Lartigau n’a pas non plus perdu le fil du roman de Kennedy, qui donne le titre au film. Un homme qui veut mener sa vie, et non la subir, qui veut se débarrasser de ses responsabilités, de ses contraintes, qui veut remettre à zéro tous ses choix, au nom du père, plutôt que pour lui. Un homme qui veut retrouver une liberté mais aussi qui veut concrétiser ses rêves. L’Itinéraire d’un enfant gâté de Lelouch évoquait déjà cette volonté d’en finir avec son passé. Renoncer à une forme de vie est tout aussi difficile que de se débarrasser d’un cadavre. C’est évidemment plus facile quand on est confronté indirectement ou directement à la mort, l’absence d’amour, l’amoralité de ses actes. Car s’il a un alibi, si le meurtre est un accident, il assume parfaitement le résultat et en fait un crime abjecte. Il choisit alors d’être hanté à jamais, coupable, et de se couper des siens. Jusqu’à cette photo familiale qui sera brûlée : des souvenirs en cendre. Il ne sera plus personne au bout (au début ?) de sa route.

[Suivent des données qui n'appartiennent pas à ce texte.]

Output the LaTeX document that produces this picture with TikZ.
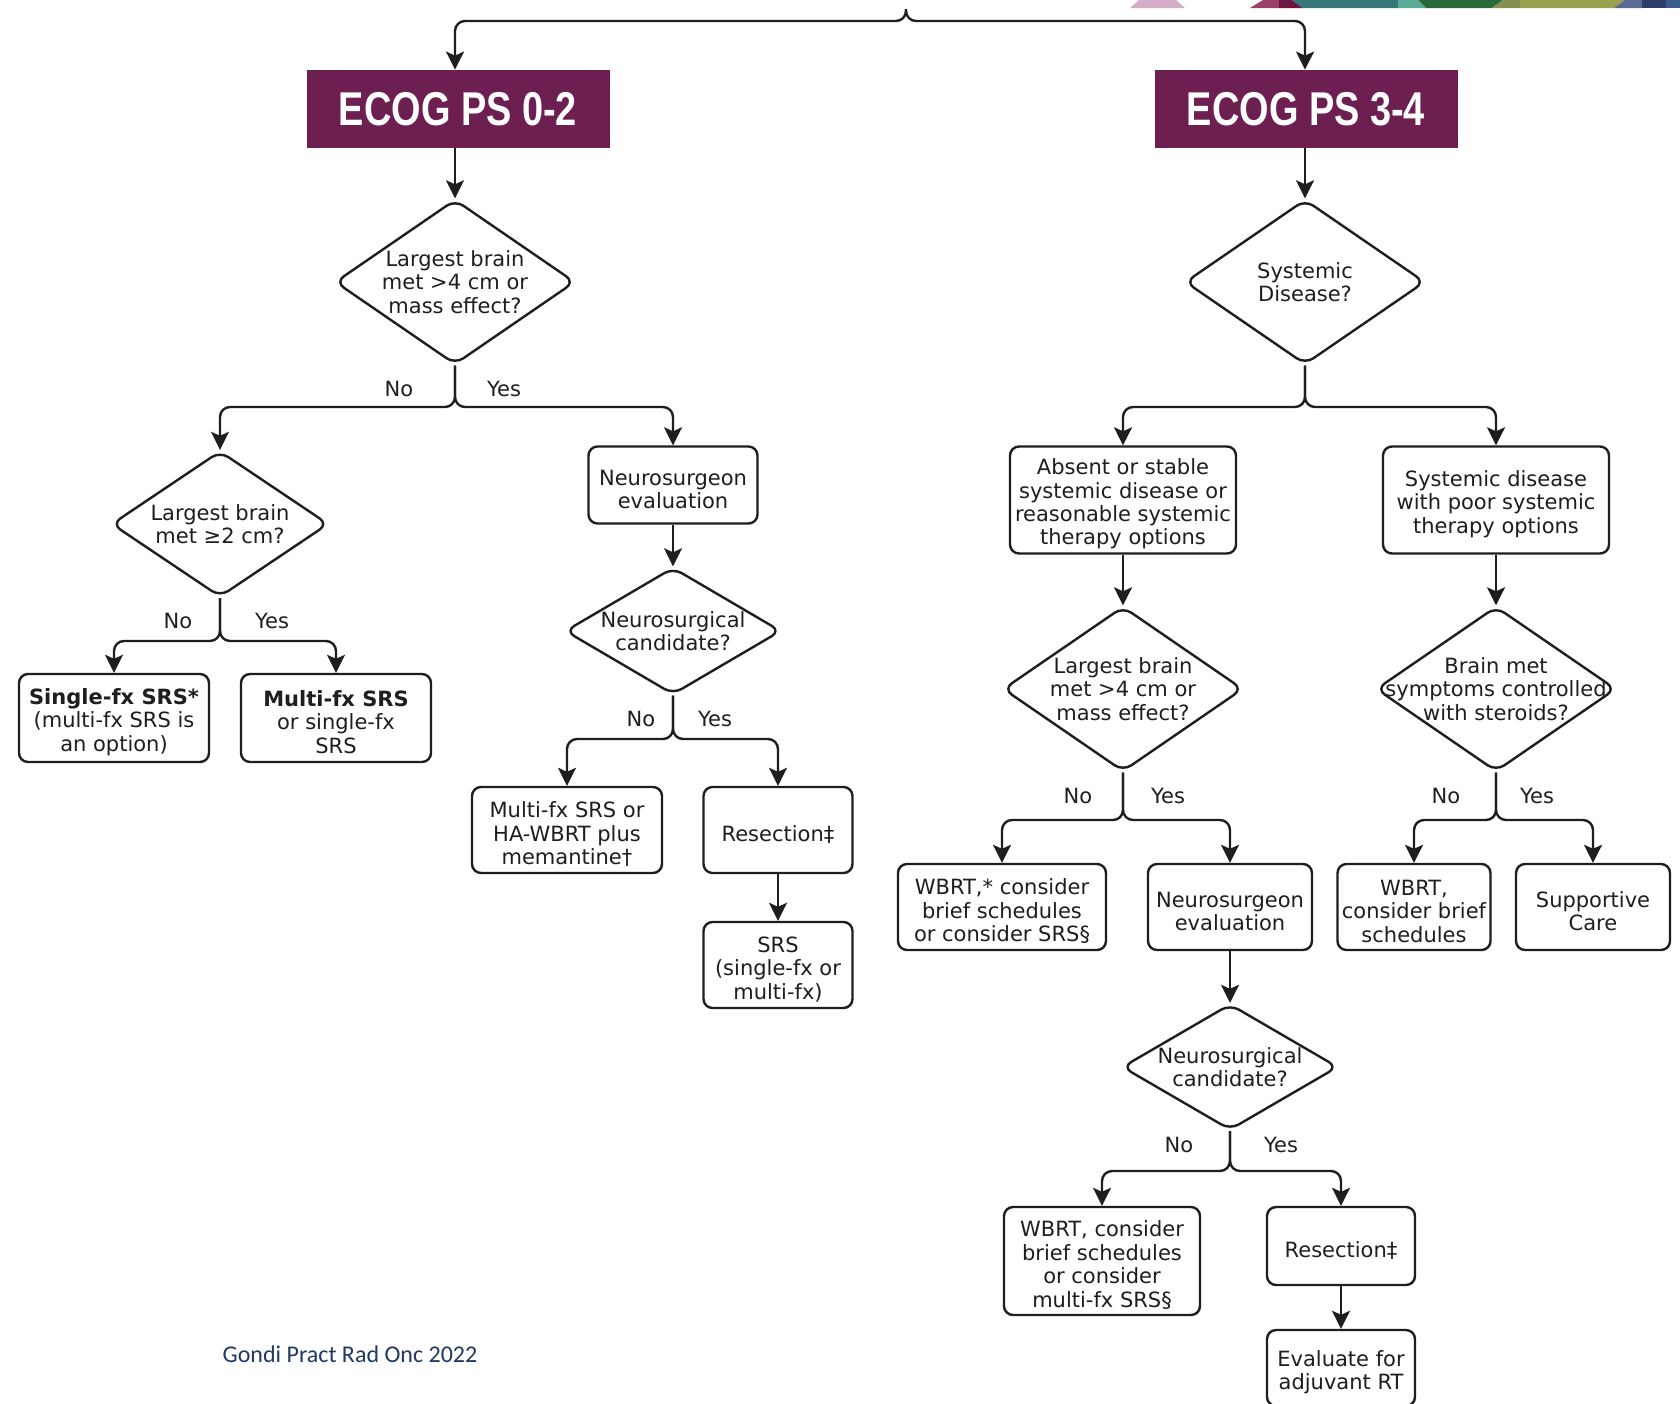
\documentclass[tikz,border=0pt]{standalone}
\usepackage{fontspec}
\setmainfont{DejaVu Sans}
\newfontfamily\hdrfont[FakeStretch=0.8]{Liberation Sans}
\newfontfamily\citefont{Carlito}
\usetikzlibrary{shapes.geometric, arrows.meta}

\definecolor{ecogpurple}{HTML}{6E1F51}
\definecolor{citeblue}{HTML}{203864}
\definecolor{ink}{HTML}{1E1E1E}
\definecolor{stpink}{HTML}{D4AEC8}
\definecolor{stmagenta}{HTML}{9B4069}
\definecolor{stplum}{HTML}{6B1740}
\definecolor{stteal}{HTML}{367878}
\definecolor{stmint}{HTML}{5BAA95}
\definecolor{stgreen}{HTML}{2B6B3B}
\definecolor{stolive}{HTML}{86904E}
\definecolor{stkhaki}{HTML}{9AA24F}
\definecolor{stslate}{HTML}{5A6A97}
\definecolor{stnavy}{HTML}{2E3E6A}
\definecolor{stblue}{HTML}{3C5B8F}

\begin{document}
\begin{tikzpicture}[x=0.5pt, y=-0.5pt,
    header/.style={fill=ecogpurple, text=white, minimum width=151.5pt, minimum height=39pt,
        font=\hdrfont\bfseries\fontsize{23.7}{26}\selectfont},
    box/.style={draw=ink, line width=1.2pt, rounded corners=4.5pt, align=center, inner sep=1pt,
        text=ink, font=\fontsize{10.5}{11.7}\selectfont},
    oneline/.style={text height=12pt},
    twoline/.style={text height=23.7pt},
    threeline/.style={text height=35.4pt},
    fourline/.style={text height=47.1pt},
    decision/.style={diamond, shape aspect=1.45, draw=ink, line width=1.2pt, rounded corners=5pt,
        align=center, inner sep=-20pt, text=ink, font=\fontsize{10.5}{11.7}\selectfont},
    lbl/.style={text=ink, font=\fontsize{10.5}{12}\selectfont},
    arr/.style={draw=ink, line width=1.2pt, rounded corners=5pt,
        -{Stealth[length=9pt, width=9pt, inset=2pt]}}]

    \fill[white] (0,0) rectangle (1680,1403);
    \useasboundingbox (0,0) rectangle (1680,1403);

    % slide strip at the top
    \fill[stpink] (1130,8) -- (1139,0) -- (1176,0) -- (1185,8) -- cycle;
    \fill[stmagenta] (1250,8) -- (1263,0) -- (1279,0) -- (1279,8) -- cycle;
    \fill[stplum] (1279,8) -- (1279,0) -- (1292,0) -- (1303,8) -- cycle;
    \fill[stteal] (1292,0) -- (1398,0) -- (1398,8) -- (1303,8) -- cycle;
    \fill[stmint] (1398,0) -- (1418,0) -- (1426,8) -- (1398,8) -- cycle;
    \fill[stgreen] (1418,0) -- (1503,0) -- (1492,8) -- (1426,8) -- cycle;
    \fill[stolive] (1503,0) -- (1520,0) -- (1520,8) -- (1492,8) -- cycle;
    \fill[stkhaki] (1520,0) -- (1625,0) -- (1614,8) -- (1520,8) -- cycle;
    \fill[stslate] (1625,0) -- (1642,0) -- (1642,8) -- (1614,8) -- cycle;
    \fill[stnavy] (1642,0) -- (1666,0) -- (1666,8) -- (1642,8) -- cycle;
    \fill[stblue] (1666,0) -- (1680,0) -- (1680,8) -- (1666,8) -- cycle;

    % performance status headers
    \node[header] (ecogA) at (458,109) {ECOG PS 0-2};
    \node[header] (ecogB) at (1306,109) {ECOG PS 3-4};

    % ECOG 0-2 branch
    \node[decision, minimum width=120pt, minimum height=82.5pt] (d1) at (455,282)
        {Largest brain\\met >4 cm or\\mass effect?};
    \node[decision, minimum width=108.5pt, minimum height=73pt] (d2) at (220,524)
        {Largest brain\\met ≥2 cm?};
    \node[box, threeline, minimum width=95pt, minimum height=44pt] (b1) at (114,718)
        {\textbf{Single-fx SRS*}\\(multi-fx SRS is\\an option)};
    \node[box, threeline, minimum width=95pt, minimum height=44pt] (b2) at (336,718)
        {\textbf{Multi-fx SRS}\\or single-fx\\SRS};
    \node[box, twoline, minimum width=84.5pt, minimum height=38.5pt] (ne1) at (673,485)
        {Neurosurgeon\\evaluation};
    \node[decision, minimum width=108pt, minimum height=63.5pt] (d3) at (673,631)
        {Neurosurgical\\candidate?};
    \node[box, threeline, minimum width=95pt, minimum height=43pt] (b3) at (567,830)
        {Multi-fx SRS or\\HA-WBRT plus\\memantine†};
    \node[box, oneline, minimum width=74.5pt, minimum height=43pt] (r1) at (778,830) {Resection‡};
    \node[box, threeline, minimum width=74.5pt, minimum height=43pt] (srs) at (778,965)
        {SRS\\(single-fx or\\multi-fx)};

    % ECOG 3-4 branch
    \node[decision, minimum width=120pt, minimum height=82.5pt] (d4) at (1305,282)
        {Systemic\\Disease?};
    \node[box, fourline, minimum width=113pt, minimum height=53.5pt] (ab) at (1123,500)
        {Absent or stable\\systemic disease or\\reasonable systemic\\therapy options};
    \node[box, threeline, minimum width=113pt, minimum height=53.5pt] (sp) at (1496,500)
        {Systemic disease\\with poor systemic\\therapy options};
    \node[decision, minimum width=120pt, minimum height=82.5pt] (d5) at (1123,689)
        {Largest brain\\met >4 cm or\\mass effect?};
    \node[decision, minimum width=120pt, minimum height=82.5pt] (d6) at (1496,689)
        {Brain met\\symptoms controlled\\with steroids?};
    \node[box, threeline, minimum width=104pt, minimum height=43pt] (w1) at (1002,907)
        {WBRT,* consider\\brief schedules\\or consider SRS§};
    \node[box, twoline, minimum width=82pt, minimum height=43pt] (ne2) at (1230,907)
        {Neurosurgeon\\evaluation};
    \node[box, threeline, minimum width=76.5pt, minimum height=43pt] (w2) at (1414,907)
        {WBRT,\\consider brief\\schedules};
    \node[box, twoline, minimum width=77pt, minimum height=43pt] (sc) at (1593,907)
        {Supportive\\Care};
    \node[decision, minimum width=108pt, minimum height=63pt] (d7) at (1230,1067)
        {Neurosurgical\\candidate?};
    \node[box, fourline, minimum width=98pt, minimum height=54pt] (w3) at (1102,1261)
        {WBRT, consider\\brief schedules\\or consider\\multi-fx SRS§};
    \node[box, oneline, minimum width=74pt, minimum height=39pt] (r2) at (1341,1246) {Resection‡};
    \node[box, twoline, minimum width=74pt, minimum height=38pt] (ev) at (1341,1368)
        {Evaluate for\\adjuvant RT};

    % split points
    \coordinate (peak) at (906,9);
    \coordinate (brA) at (455,21);
    \coordinate (brB) at (1305,21);
    \coordinate (s1) at (455,407);
    \coordinate (s2) at (220,641);
    \coordinate (s3) at (673,739);
    \coordinate (s4) at (1305,407);
    \coordinate (s5) at (1123,820);
    \coordinate (s6) at (1496,820);
    \coordinate (s7) at (1230,1171);

    % connectors
    \draw[arr, rounded corners=5pt] (peak) |- (brA) -- (brA |- ecogA.north);
    \draw[arr, rounded corners=5pt] (peak) |- (brB) -- (brB |- ecogB.north);
    \draw[arr] (d1.north |- ecogA.south) -- (d1.north);
    \draw[arr] (d4.north |- ecogB.south) -- (d4.north);

    \draw[arr] (d1.south) -- (s1) -| (d2.north);
    \draw[arr] (d1.south) -- (s1) -| (ne1.north);
    \draw[arr] (d2.south) -- (s2) -| (b1.north);
    \draw[arr] (d2.south) -- (s2) -| (b2.north);
    \draw[arr] (ne1.south) -- (d3.north);
    \draw[arr] (d3.south) -- (s3) -| (b3.north);
    \draw[arr] (d3.south) -- (s3) -| (r1.north);
    \draw[arr] (r1.south) -- (srs.north);

    \draw[arr] (d4.south) -- (s4) -| (ab.north);
    \draw[arr] (d4.south) -- (s4) -| (sp.north);
    \draw[arr] (ab.south) -- (d5.north);
    \draw[arr] (sp.south) -- (d6.north);
    \draw[arr] (d5.south) -- (s5) -| (w1.north);
    \draw[arr] (d5.south) -- (s5) -| (ne2.north);
    \draw[arr] (d6.south) -- (s6) -| (w2.north);
    \draw[arr] (d6.south) -- (s6) -| (sc.north);
    \draw[arr] (ne2.south) -- (d7.north);
    \draw[arr] (d7.south) -- (s7) -| (w3.north);
    \draw[arr] (d7.south) -- (s7) -| (r2.north);
    \draw[arr] (r2.south) -- (ev.north);

    % branch labels
    \node[lbl] (no1) at (399,389) {No};
    \node[lbl] (yes1) at (504,389) {Yes};
    \node[lbl] (no2) at (178,621) {No};
    \node[lbl] (yes2) at (272,621) {Yes};
    \node[lbl] (no3) at (641,719) {No};
    \node[lbl] (yes3) at (715,719) {Yes};
    \node[lbl] (no5) at (1078,796) {No};
    \node[lbl] (yes5) at (1168,796) {Yes};
    \node[lbl] (no6) at (1446,796) {No};
    \node[lbl] (yes6) at (1537,796) {Yes};
    \node[lbl] (no7) at (1179,1145) {No};
    \node[lbl] (yes7) at (1281,1145) {Yes};

    \node[text=citeblue, font=\citefont\fontsize{12}{14}\selectfont] (src) at (350,1354)
        {Gondi Pract Rad Onc 2022};
\end{tikzpicture}
\end{document}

En intervertissant les destins, en l’envoyant de l’autre côté de l’Europe, Lartigau se permet finalement de filmer deux histoires. De manière fluide, il nous fait passer d’un monde à l’autre. Même si rien d’original ne survient, on se laisse happer par ce basculement. Le cinéaste installe une inquiétude, une parano, un mystère.
Vampire qui capte la vie des autres après être passé à côté de la sienne, l’aventurier s’en va pour de nouveaux horizons. La fin est ouverte. Il est clandestin de ce monde à jamais. Le film, alors, se révèle ainsi énigmatique. Thriller sans coupable réel, drame romantique sans retrouvailles ni renaissance, L’homme qui voulait vivre sa vie n’est finalement qu’une longue errance menacée.